When I get really inspired I will turn the chart into an interactive Java application so that visitors can enter their own assumptions and watch the chart change. In the mean time, feel free to send comments on any assumptions you believe to be way off base.
Assumptions in “No Sale” scenario (top line in graph):
- Tenants would be given long term leases (in this case 30 years) with no risk of rent increases above the CPI
- The 143 housing units that are currently seasonal would stay seasonal
- The wastewater loan would be paid off over 20 years with equal principal payments of $300,000 per year
- A “sinking fund” for capital improvements (such as erosion control) is contributed to in the amount of $120,000 per year
- A professional property manager is hired and charges 10% of the gross income
Assumptions in “Sale” scenario (middle line):
- Sale proceeds of $24.8M, $3M of which is immediately committed to be spent and therefore is not part of the principal of the Trust.
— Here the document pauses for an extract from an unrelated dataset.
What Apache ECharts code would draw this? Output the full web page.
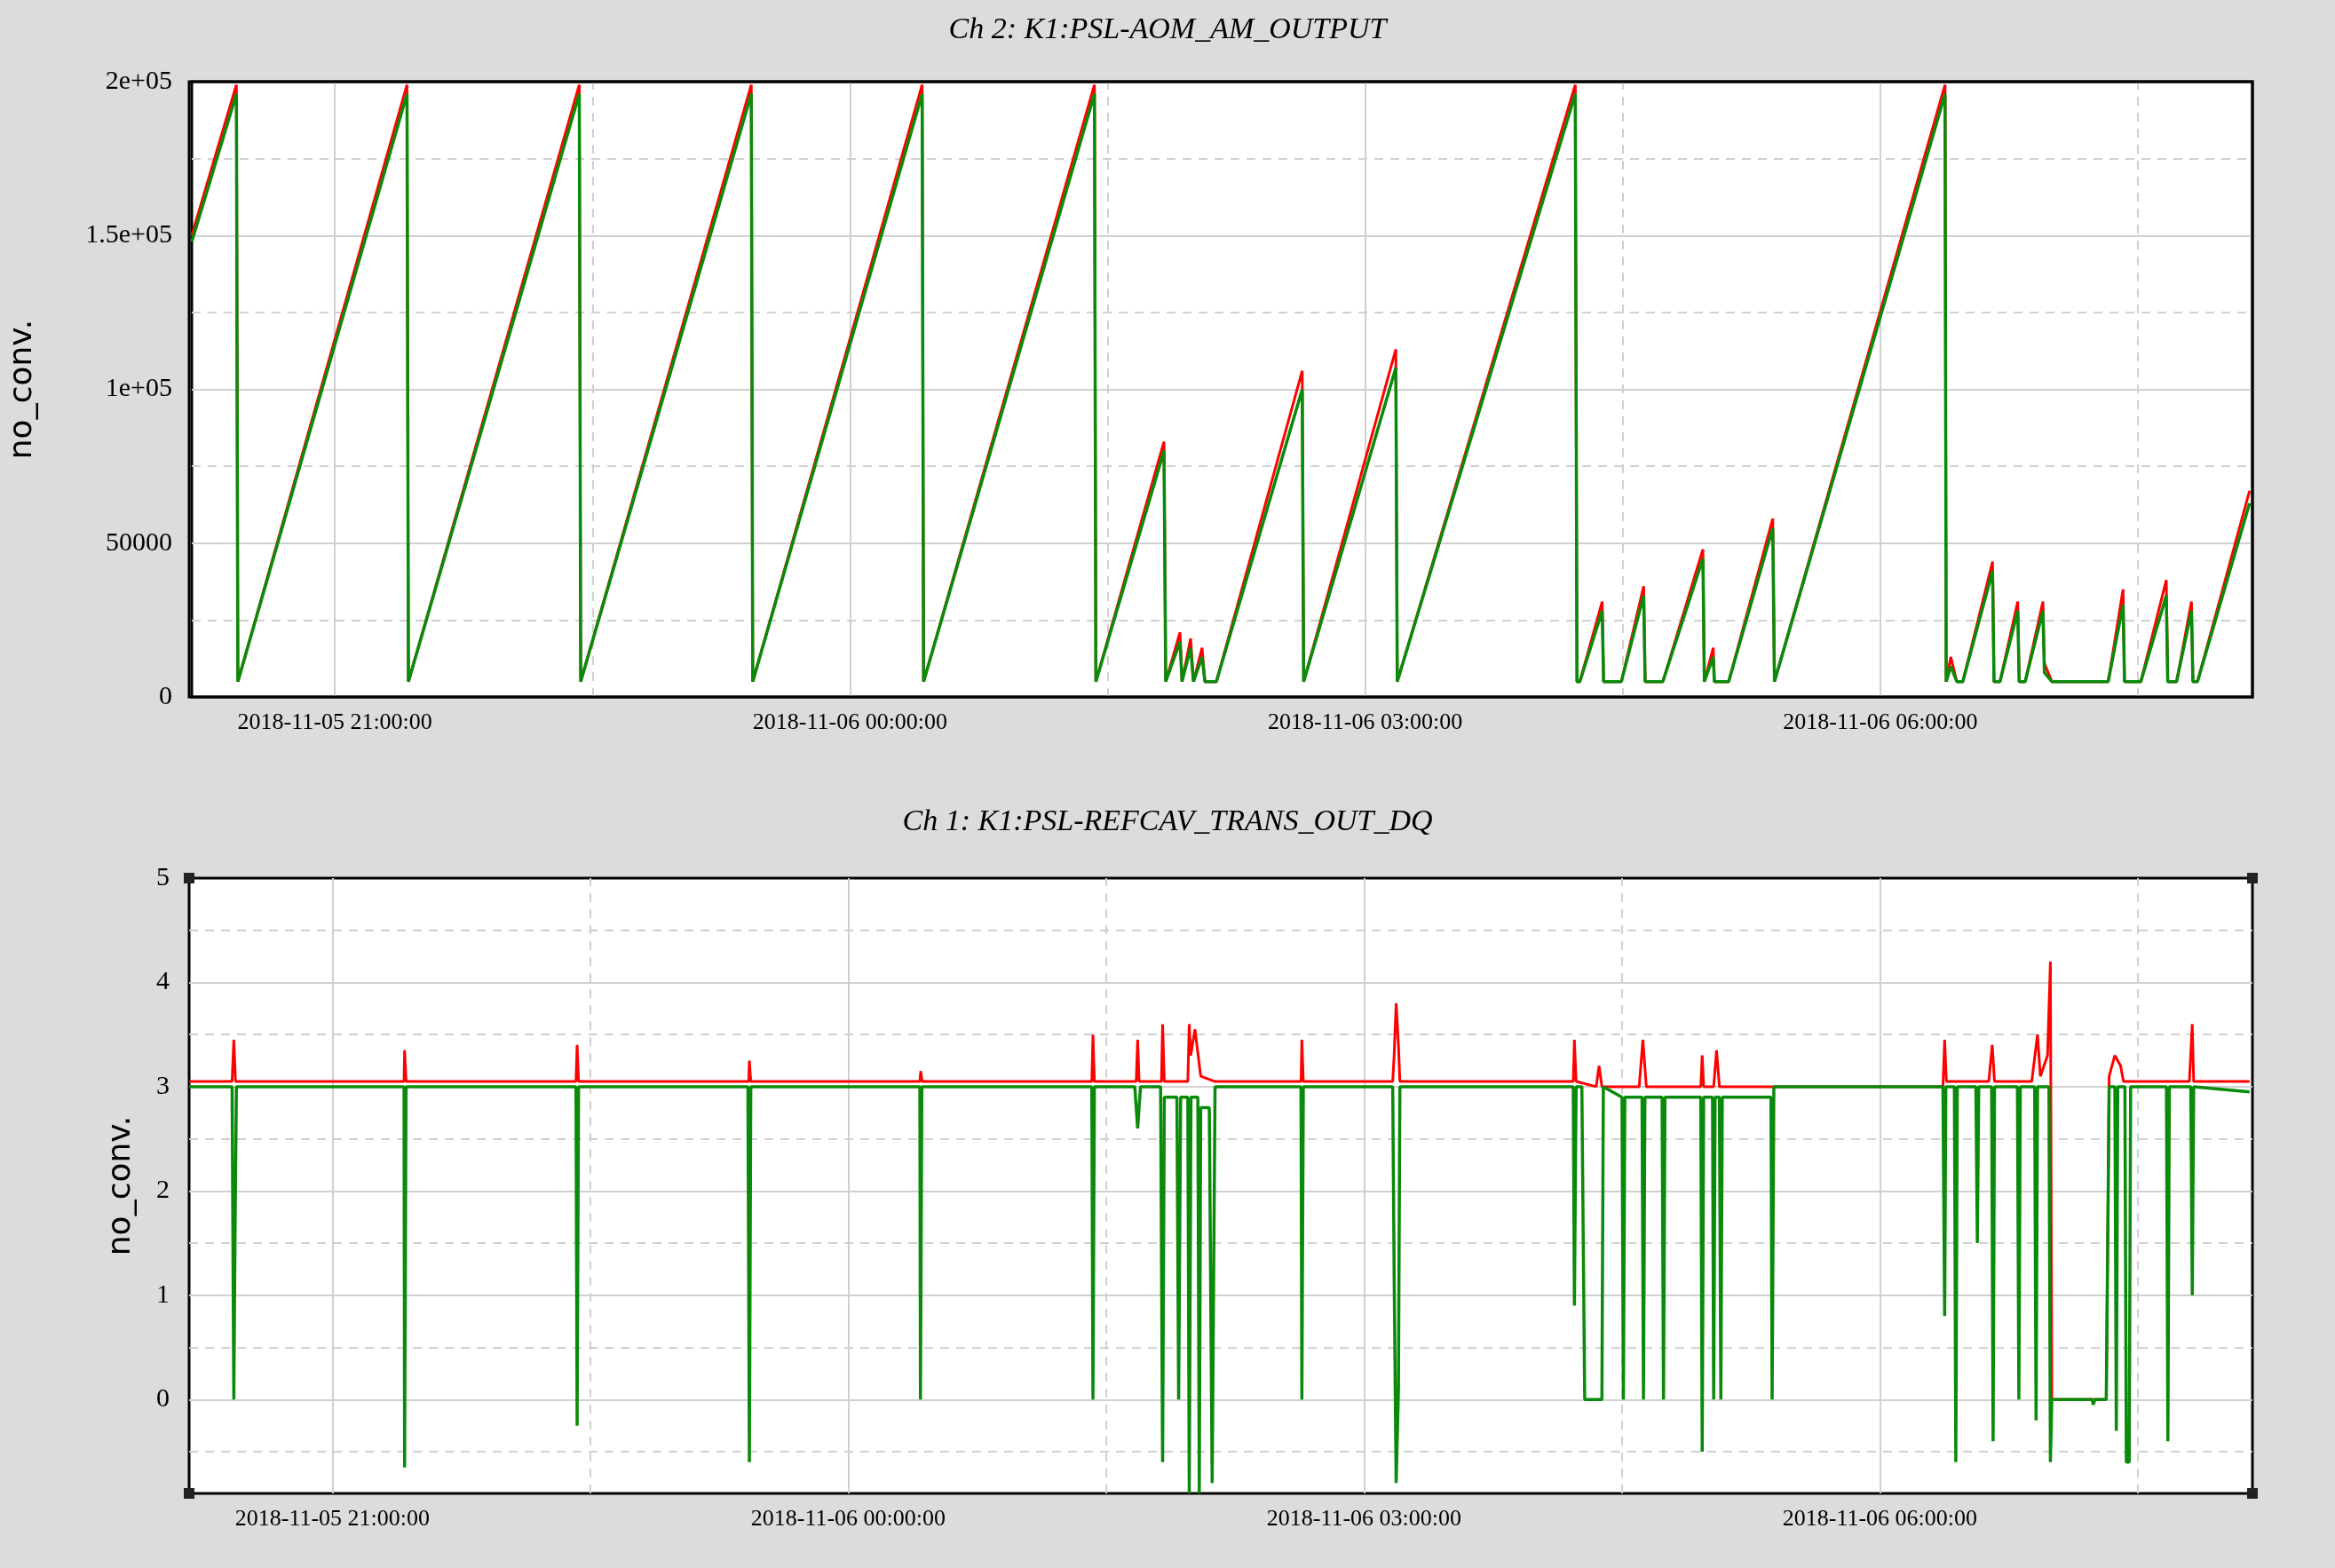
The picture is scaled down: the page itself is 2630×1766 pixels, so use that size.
<!DOCTYPE html>
<html><head><meta charset="utf-8">
<script src="https://cdn.jsdelivr.net/npm/echarts@6/dist/echarts.min.js"></script>
<style>html,body{margin:0;background:#dcdcdc}#c{width:2630px;height:1766px}</style>
</head><body><div id="c"></div>
<script>
// times are minutes after 2018-11-05 20:10:00 (UTC used for display)
var base = Date.UTC(2018,10,5,20,10,0);
var xMinutes = [0, 720];
var xLabelMinutes = [50, 230, 410, 590];
var xDashMinutes = [140, 320, 500, 680];

// Ch 2 sawtooth vertices
var aomT = [0,15.6,16.1,75.2,75.7,135.4,135.9,195.5,196,255.2,255.7,315.4,315.9,339.7,340.3,345.3,346,349,350,353,354,358,
  388,388.5,420.7,421.2,483.4,484,485,492.8,493.3,499.5,507.3,507.8,514,528,528.5,531.6,532,537,552.4,553,
  612.6,613,614.6,616.7,618.8,629.2,629.7,631.8,638,638.5,640.6,646.8,647.3,649.9,669.6,674.8,675.3,681,689.9,690.4,693.5,698.7,699.2,700.8,719];
var aomGreen = [148000,196000,5000,196000,5000,196000,5000,196000,5000,196000,5000,196000,5000,80000,5000,18000,5000,16000,5000,13000,5000,5000,
  100000,5000,107000,5000,196000,5000,5000,28000,5000,5000,33000,5000,5000,45000,5000,13000,5000,5000,55000,5000,
  196000,5000,10000,5000,5000,41000,5000,5000,28000,5000,5000,28000,8000,5000,5000,30000,5000,5000,33000,5000,5000,28000,5000,5000,63000];
var aomRed = [150000,199000,5000,199000,5000,199000,5000,199000,5000,199000,5000,199000,5000,83000,5000,21000,5000,19000,5000,16000,5000,5000,
  106000,5000,113000,5000,199000,5000,5000,31000,5000,5000,36000,5000,5000,48000,5000,16000,5000,5000,58000,5000,
  199000,5000,13000,5000,5000,44000,5000,5000,31000,5000,5000,31000,11000,5000,5000,35000,5000,5000,38000,5000,5000,31000,5000,5000,67000];

// Ch 1 vertices
var dqGreenT = [0,15,15.6,16,16.5,75,75.2,75.7,135,135.4,135.9,195,195.5,196,255,255.2,255.7,315,315.4,315.9,330,331,332,339,339.7,340.3,344.7,345.3,346,348.5,349,349.6,352,352.5,353,356,357,358,388,388.3,388.8,420,420.5,421.2,422,422.5,483,483.4,484,486,487,493,493.5,500,500.5,501,507,507.5,508,514,514.5,515,527.5,528,528.5,531.6,532,532.5,534,534.5,535,552,552.4,553,612,612.6,613,616,616.5,617,623.5,624,624.5,629,629.5,630,638,638.5,639,644,644.5,645,649,649.5,650,664,664.5,665,669,670,672,672.5,673,675.5,676,677,677.5,690,690.5,691,698.5,699,699.5,719];
var dqGreen = [3.0,3.0,0,1.5,3.0,3.0,-0.65,3.0,3.0,-0.25,3.0,3.0,-0.6,3.0,3.0,0,3.0,3.0,0,3.0,3.0,2.6,3.0,3.0,-0.6,2.9,2.9,0,2.9,2.9,-0.9,2.9,2.9,-0.9,2.8,2.8,-0.8,3.0,3.0,0,3.0,3.0,1.2,-0.8,0.1,3.0,3.0,0.9,3.0,3.0,0,0,3.0,2.9,0,2.9,2.9,0,2.9,2.9,0,2.9,2.9,-0.5,2.9,2.9,0,2.9,2.9,0,2.9,2.9,0,3.0,3.0,0.8,3.0,3.0,-0.6,3.0,3.0,1.5,3.0,3.0,-0.4,3.0,3.0,0,3.0,3.0,-0.2,3.0,3.0,-0.6,0,0,-0.05,0,0,3.0,3.0,-0.3,3.0,3.0,-0.6,-0.6,3.0,3.0,-0.4,3.0,3.0,1.0,3.0,2.95];
var dqRedT = [0,15,15.6,16.2,75,75.2,75.7,135,135.4,135.9,195.3,195.5,196,255,255.3,255.8,315,315.4,315.9,330.5,331,331.5,339.3,339.7,340.3,348.5,349,349.5,351,353,358,388,388.3,388.8,420,420.5,421.2,422,422.5,483,483.4,484,491,492,493,506,507.3,508.5,527.5,528,528.5,532,533,534,612,612.6,613.2,628,629.2,630,643,645,646,648.5,649.5,650,669,670,672,674,675,698,699,699.5,719];
var dqRed = [3.05,3.05,3.45,3.05,3.05,3.35,3.05,3.05,3.4,3.05,3.05,3.25,3.05,3.05,3.15,3.05,3.05,3.5,3.05,3.05,3.45,3.05,3.05,3.6,3.05,3.05,3.6,3.3,3.55,3.1,3.05,3.05,3.45,3.05,3.05,3.3,3.8,3.4,3.05,3.05,3.45,3.05,3.0,3.2,3.0,3.0,3.45,3.0,3.0,3.3,3.0,3.0,3.35,3.0,3.0,3.45,3.05,3.05,3.4,3.05,3.05,3.5,3.1,3.3,4.2,0,0,3.1,3.3,3.2,3.05,3.05,3.6,3.05,3.05];

var aomTicks = [0,50000,100000,150000,200000];
var dqTicks = [0,1,2,3,4,5];
var dqHalf = [-0.5,0.5,1.5,2.5,3.5,4.5];

function ms(m){ return base + m*60000; }
function pairs(t, v){ return t.map(function(x,i){ return [ms(x), v[i]]; }); }
function p2(n){ return (n<10?'0':'')+n; }
function fmtTime(v){
  var d = new Date(v);
  return d.getUTCFullYear()+'-'+p2(d.getUTCMonth()+1)+'-'+p2(d.getUTCDate())+' '+p2(d.getUTCHours())+':'+p2(d.getUTCMinutes())+':00';
}
function fmtAom(v){
  if (v===0) return '0';
  if (v===50000) return '50000';
  return (v/100000)+'e+05';
}
var solid = {color:'#d0d0d0', width:2, type:'solid'};
var dashed = {color:'#d0d0d0', width:2, type:[10,8]};
function vLines(){
  return xLabelMinutes.map(function(m){ return {xAxis: ms(m), lineStyle: solid}; })
    .concat(xDashMinutes.map(function(m){ return {xAxis: ms(m), lineStyle: dashed}; }));
}
var dqLines = vLines().concat(dqTicks.slice(0,5).map(function(v){ return {yAxis:v, lineStyle:solid}; }))
  .concat(dqHalf.map(function(v){ return {yAxis:v, lineStyle:dashed}; }));

var font = 'Liberation Serif';
function xAxisOf(i){
  return {type:'value', gridIndex:i, min:ms(xMinutes[0]), max:ms(xMinutes[1]),
    axisLine:{show:false}, axisTick:{show:false}, splitLine:{show:false},
    axisLabel:{customValues:xLabelMinutes.map(ms), formatter:fmtTime, color:'#000', fontFamily:font, fontSize:26, margin:16}};
}
function corner(x, y){
  return {type:'rect', shape:{x:x-6, y:y-6, width:12, height:12}, style:{fill:'#222'}, z:100};
}
var chart = echarts.init(document.getElementById('c'));
chart.setOption({
  backgroundColor:'#dcdcdc',
  animation:false,
  title:[
    {text:'Ch 2: K1:PSL-AOM_AM_OUTPUT', left:'center', top:12, textStyle:{fontFamily:font, fontStyle:'italic', fontWeight:'normal', fontSize:34, color:'#000'}},
    {text:'Ch 1: K1:PSL-REFCAV_TRANS_OUT_DQ', left:'center', top:904, textStyle:{fontFamily:font, fontStyle:'italic', fontWeight:'normal', fontSize:34, color:'#000'}}
  ],
  graphic:[corner(213,989), corner(2537,989), corner(213,1682), corner(2537,1682),
    {type:'rect', shape:{x:213, y:92, width:2324, height:693}, style:{fill:'none', stroke:'#000', lineWidth:3}, z:50}],
  grid:[
    {left:213, right:93, top:92, height:693, show:true, backgroundColor:'#fff', borderColor:'#000', borderWidth:3},
    {left:213, right:93, top:989, height:693, show:true, backgroundColor:'#fff', borderColor:'#000', borderWidth:3}
  ],
  xAxis:[xAxisOf(0), xAxisOf(1)],
  yAxis:[
    {type:'value', gridIndex:0, min:0, max:200000, interval:50000,
      name:'no_conv.', nameLocation:'middle', nameGap:172, nameTextStyle:{fontFamily:'DejaVu Sans', fontSize:36, color:'#000'},
      axisLine:{show:false}, axisTick:{show:false},
      axisLabel:{formatter:fmtAom, color:'#000', fontFamily:font, fontSize:30, margin:22},
      splitLine:{lineStyle:solid}, minorTick:{show:false, splitNumber:2},
      minorSplitLine:{show:true, lineStyle:dashed}},
    {type:'value', gridIndex:1, min:-0.9, max:5,
      name:'no_conv.', nameLocation:'middle', nameGap:58, nameTextStyle:{fontFamily:'DejaVu Sans', fontSize:36, color:'#000'},
      axisLine:{show:false}, axisTick:{show:false}, splitLine:{show:false},
      axisLabel:{customValues:dqTicks, color:'#000', fontFamily:font, fontSize:30, margin:22}}
  ],
  series:[
    {type:'line', xAxisIndex:0, yAxisIndex:0, data:[], z:1,
      markLine:{silent:true, z:1, symbol:'none', label:{show:false}, data:vLines()}},
    {type:'line', xAxisIndex:1, yAxisIndex:1, data:[], z:1,
      markLine:{silent:true, z:1, symbol:'none', label:{show:false}, data:dqLines}},
    {type:'line', xAxisIndex:0, yAxisIndex:0, z:3, data:pairs(aomT, aomRed), symbol:'none', lineStyle:{color:'#ff0000', width:3}},
    {type:'line', xAxisIndex:0, yAxisIndex:0, z:4, data:pairs(aomT, aomGreen), symbol:'none', lineStyle:{color:'#0a8a0a', width:3.5}},
    {type:'line', xAxisIndex:1, yAxisIndex:1, z:3, data:pairs(dqRedT, dqRed), symbol:'none', lineStyle:{color:'#ff0000', width:3}},
    {type:'line', xAxisIndex:1, yAxisIndex:1, z:4, data:pairs(dqGreenT, dqGreen), symbol:'none', lineStyle:{color:'#0a8a0a', width:3.5}}
  ]
});
</script></body></html>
- Corpus value is adjusted for inflation each year through reinvestment
- Corpus safely returns on average 2% over the rate of inflation (so 5% in an environment of 3% inflation)
- Trust expenses of .4% or 40 basis points (includes legal and accounting)
Additional Assumptions to account for costs of Little Neck being year-round (bottom line):
- Seasonal units converting to year-round contribute new students to the Ipswich School System at the rate of an average Ipswich household (.4 students per household)
- Seasonal units converting to year-round contribute new year-round residents at the rate of an average Ipswich household (2.42 residents per household)
- Costs to the town for municipal and school services generally increase at the rate of inflation (if costs were to increase at a higher rate – which has been the trend for health care and benefits – then the Sale scenarios would become even less attractive)
- 143 units of seasonal housing convert to full time housing over a span of 20 years
- New year-round residents create an incremental burden on the town budget of only 50% of a typical new resident (since they were already part time residents)
As you can see from the chart, the sale option generates a net benefit for a few years because of the $3M that is being taken off the top. After that, it isn’t long before it becomes a drain on the town from then on (this is the point at which the asset has been effectively both “sold” and “wasted”).
For clarity, it should be understood that the long rising slope on the “No Sale” line represents the payoff of the wastewater loan. The long declining slope on the “Sale” line represents the effect of the seasonal units converting to year-round usage (your guess is as good as mine how long this takes, but it is not a question of “if” but “when”).
Lastly, any financial analysis that purports to tell the future should be taken with a grain of salt. The idea is not to claim that this is exactly what will happen, it is to show the disparity between the two alternatives using reasonable assumptions. It should also be clear that we do not claim to be the current or future Feoffees, and cannot say with any certainty what the actual terms of a future lease might look like. Again, the goal is simply to make assumptions that would appear to be attractive to the tenants and, if not, would find favor with the court.